Recently, I asked on Twitter how to make professional development opportunities such as conferences, seminars, and workshops more accessible to parents. I was thinking specifically about summertime development opportunities, which are more likely to be multi-day trips away from home.
The responses to my Twitter query confirmed my suspicions: there are no easy answers. Let’s face it—balancing parent life with professional life means compromises have to be made. Parents often forego professional development opportunities because the labor of finding childcare and organizing travel is just too much. It’s not a requirement for professional development meetings to provide childcare. But acknowledging the need goes a long way toward telling parents that they are welcome and their contribution is desired.
I fully recognize the struggles of funding professional development. It’s expensive to put on a conference or a week-long seminar, and childcare is a big expense. Organizers have a million tiny details to consider. Free childcare isn’t really cost-practical for most academic organizations (we can’t all be WWDC). Furthermore, one size doesn’t fit all. Childcare needs look radically different between a weekend conference and a 6-week residential fellowship, or something in between. Offering childcare for kids of school age is vastly different than for younger kids. But every little bit helps.
You should always assume that childcare will be an issue for your particular participant pool. Are you running a graduate-student conference? Grad students have kids. Are you running a conference for predominantly male participants (yes, naval historians, I’m talking about you)? Men have kids. And some naval historians are women! Is your conference just one day or on the weekend? Kids don’t magically disappear on the weekends, and many of your participants may be solo parenting.
With these things in mind, here are some ideas I’ve received on Twitter or have considered myself for including parents in your planning. I wouldn’t expect all of these from any one conference/seminar, but I’d argue that the first two should be provided for absolutely every one:
- Provide resources for on-site or near-site childcare. Maybe there’s a daycare in the area that will accept short-term kids. Maybe there are some students in your university’s early childhood education program who would be willing to provide paid childcare in a nearby room or gym to your professional venue. Maybe you can compile a list of available sitters on Sittercity or Care.com. Are there camps at your university or in your county that run concurrently with your conference/seminar? Tell attendees about the possibility of sending their kids to one of those. How you manage this will depend on how long your conference/seminar is, but it should be done. This is true even if you provide grants to assist with childcare costs. All the money in the world won’t help a parent know where they can find reliable and trustworthy childcare in an unfamiliar city. (BTW, this includes childcare during evening plenaries or cocktail hours or whatever. If you want adults to socialize with each other, then their kids have to be somewhere safe.)

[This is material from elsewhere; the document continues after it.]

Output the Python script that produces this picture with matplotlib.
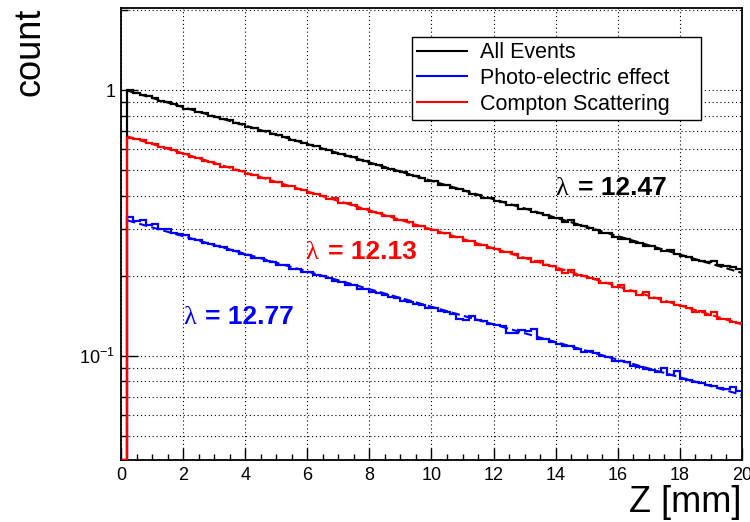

- Sometimes parents need support even if their kids can stay home while they travel. Provide a nursing/pumping room for moms. Pumping rooms include four major things: (1) a chair that isn’t excruciatingly painful to sit on; (2) a table to put the pump/bottles/etc. on; (3) an outlet; (4) A FRIDGE TO STORE THE MILK. The fridge doesn’t have to be in the same place, but it should be close. And notice that none of these four requirements is a bathroom. In fact, pumping in a bathroom is gross and should be avoided if at all possible.
- In the same vein, provide a room for parents with small kids to detox. This is especially helpful at conferences. It should have some chairs. This should NOT be the same space as the nursing/pumping room. (Bonus if there are kid-friendly snacks available!)
- Consider kids in your extracurriculars. Many conferences offer field trips for their participants. Consider offering field trips that kids could come along on. Provide lists of interesting attractions in the area (walkable is best!). Where can a parent take their kids when everyone’s tired of conferencing?
- Consider offering multiple ways of access to your content. Sometimes parents just can’t get away (e.g., when the big annual meeting coincides with the start of the elementary school’s second semester). Perhaps you can make sessions from your seminar available online in real time or as recordings. Or you can post papers or notes from sessions online. As a few people pointed out, face-to-face interaction is one of the purposes of many professional development events, but more diffuse dissemination brings more people into the conversation, even if that conversation is asynchronous with the event (who knows–it might even keep everyone’s mind on the topic after the event is over!).
Most importantly, none of these suggestions will do anyone any good if you do not tell people about them. If you don’t announce on your website that you’ll have childcare options, people with kids may pass your CFP by. If you don’t put the information about the location of the nursing room in your conference program, nursing moms will miss more sessions than necessary because they have to find somewhere on their own. If you don’t tell people up front that you’ve thought about this issue, they’ll assume you haven’t thought about it and will either have to find their own solutions or just not come to your event.
These suggestions are all low-cost in terms of money. All they require is some commitment and some legwork to find the resources or spaces necessary. Implementing one or more of these ideas will signal to your potential participants that they are welcome even if they have kids. I’ll be working to incorporate them myself as I plan events.
What suggestions do you have for making professional development opportunities parent-friendly?